Les femmes, futures victimes du télétravail ?

Amid Faljaoui

Pour le télétravail, la messe semble être dite : ce sera la nouvelle forme de travail pour les années à venir. Même les patrons réticents jusqu’à présent à l’égard de ce qu’ils considéraient comme une perte de contrôle sont aujourd’hui convaincus des bienfaits du télétravail. Pour eux, c’est une heureuse découverte. Ils ont compris que c’est une manière d’augmenter la productivité des collaborateurs. Moins de temps perdu dans les embouteillages, moins de temps perdu en palabres devant la machine à café, sans oublier la réduction des multiples réunions inutiles. Bien entendu, si en plus, le télétravail est écologique (moins de transport = moins d’émissions de CO2), cela permettra de verdir le discours managérial.

Lorsque le travail entre au domicile de manière permanente, l’équilibre entre vie privée et vie professionnelle vole en éclats.

D’ailleurs, même des secteurs rétifs au télétravail comme les salles de marché des banques, les écoles et les tribunaux ne jurent plus que par lui. Dois-je encore le préciser, le travail à distance, ce sont aussi, à terme, des coûts immobiliers en moins. Est-il encore nécessaire d’avoir de grands sièges sociaux pour accueillir l’ensemble des collaborateurs ? A priori, c’est autant d’économies en vue. Plus qu’une vue de l’esprit, c’est une réalité puisque pendant deux mois, 18 millions de mètres carrés de bureaux sont restés inutilisés en Belgique.

Voilà pour le nouveau discours ambiant, celui des nouveaux convertis à la religion du télétravail. Des entreprises comme PSA ou Twitter ont d’ailleurs fait le buzz en décrétant que désormais, leurs employés pouvaient travailler indéfiniment chez eux. En réalité, comme toujours, quand la direction d’une entreprise réagit à chaud, elle risque d’aller trop vite et de jeter le bébé avec l’eau du bain.

D’abord, le cas d’IBM montre que le télétravail à outrance détruit la créativité de l’entreprise. Après l’avoir pratiqué durant 20 ans, IBM est revenu en arrière et a compris que le télétravail massif (40% de ses employés) revient à dire adieu à l’innovation.

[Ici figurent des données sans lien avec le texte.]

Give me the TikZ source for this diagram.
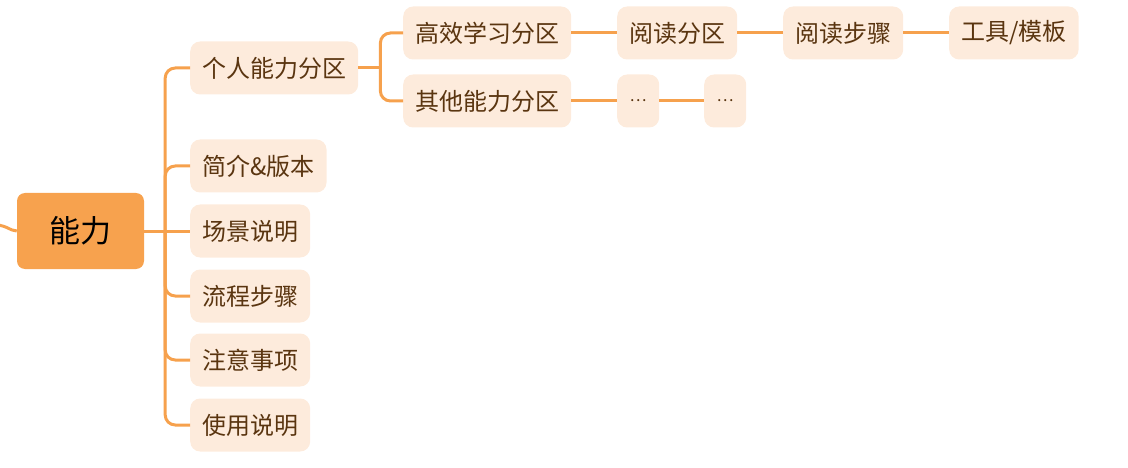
\documentclass[tikz,border=0pt]{standalone}
\usepackage{fontspec}
\setmainfont{Noto Sans CJK SC}
\usetikzlibrary{positioning}
\definecolor{rootfill}{HTML}{F7A24E}
\definecolor{leaffill}{HTML}{FDEBDC}
\definecolor{leaftext}{HTML}{5A3510}
\definecolor{linkcol}{HTML}{F6A14D}

\begin{document}
\begin{tikzpicture}[
  x=1pt,
  y=-1pt,
  link/.style={draw=linkcol, line width=3pt, rounded corners=10pt},
  root topic/.style={
    fill=rootfill,
    rounded corners=8pt,
    minimum width=127pt,
    minimum height=76pt,
    inner sep=0pt,
    font=\fontsize{31}{36}\selectfont
  },
  sub topic/.style={
    fill=leaffill,
    text=leaftext,
    rounded corners=10pt,
    minimum height=53pt,
    inner xsep=12pt,
    inner ysep=0pt,
    anchor=west,
    font=\fontsize{24}{28}\selectfont
  },
  dots topic/.style={sub topic, minimum width=42pt, font=\fontsize{16}{18}\selectfont}
]
  \useasboundingbox (0,0) rectangle (1128,468);

  % root and the branch coming in from the left
  \node[root topic] (ability) at (80.5,231) {能力};
  \coordinate (parentEnd) at (-14,224);
  \draw[link] (parentEnd) .. controls (8,224) and (9,231) .. (ability.west);

  % first level
  \coordinate (trunk) at ([xshift=21pt]ability.east);
  \node[sub topic] (scene) at (190,231) {场景说明};
  \draw[link] (ability.east) -- (scene.west);
  \foreach \nodeName/\yPos/\topicLabel in {personal/68/个人能力分区, intro/166/简介\&版本,
      flow/296/流程步骤, notes/360/注意事项, usage/425/使用说明} {
    \node[sub topic] (\nodeName) at (190,\yPos) {\topicLabel};
    \draw[link] (trunk) |- (\nodeName.west);
  }

  % second level
  \coordinate (fork) at ([xshift=22pt]personal.east);
  \draw[link] (personal.east) -- (fork);
  \node[sub topic] (study) at (403,33) {高效学习分区};
  \node[sub topic] (other) at (403,101) {其他能力分区};
  \draw[link] (fork) |- (study.west);
  \draw[link] (fork) |- (other.west);

  % chains
  \node[sub topic] (readZone) at (617,33) {阅读分区};
  \node[sub topic] (readSteps) at (783,33) {阅读步骤};
  \node[sub topic] (tools) at (949,33) {工具/模板};
  \draw[link] (study.east) -- (readZone.west);
  \draw[link] (readZone.east) -- (readSteps.west);
  \draw[link] (readSteps.east) -- (tools.west);

  \node[dots topic] (moreA) at (617,101) {…};
  \node[dots topic] (moreB) at (704,101) {…};
  \draw[link] (other.east) -- (moreA.west);
  \draw[link] (moreA.east) -- (moreB.west);
\end{tikzpicture}
\end{document}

Ensuite, maintenir un ” esprit collectif ” sera beaucoup plus difficile à réaliser si les employés sont ” atomisés ” et cloîtrés chez eux. Comment fédérer, unir derrière un objectif commun lorsque le ” commun ” n’existe plus ou peu ? Yahoo ! l’a compris et a renoncé au télétravail ces dernières années. L’idéal serait de ne pas imposer le télétravail à domicile ou alors, seulement quelques jours par semaine. Pour éviter les déplacements inutiles, le mieux serait de recourir davantage à des bureaux satellites, ce qu’on appelle des tiers-lieux, où les employés seraient encadrés par des managers de l’entreprise.

La société belge de courtage immobilier Workero a réalisé un sondage montrant que huit Belges sur dix veulent travailler plus près de chez eux. Même si le commanditaire de ce sondage est intéressé, le résultat est une évidence : le lien social restera nécessaire alors que le télétravail implique – sans le dire – que les rapports sociaux cèdent la place à une forme de surveillance algorithmique. Et ça, c’est l’effondrement assuré des liens sociaux. Les salariés doivent en avoir conscience, surtout lorsque le travail entre chez eux de manière permanente. En clair, l’équilibre entre vie privée et vie professionnelle volera en éclats. Les femmes surtout doivent rester vigilantes à l’égard du télétravail car, statistiquement, ce sont elles qui s’occupent en priorité des enfants et des tâches domestiques. Attention donc au retour en arrière que personne n’aura vu ou anticipé ! L’histoire le montre : le ” monde d’après ” n’est jamais celui qu’on a imaginé.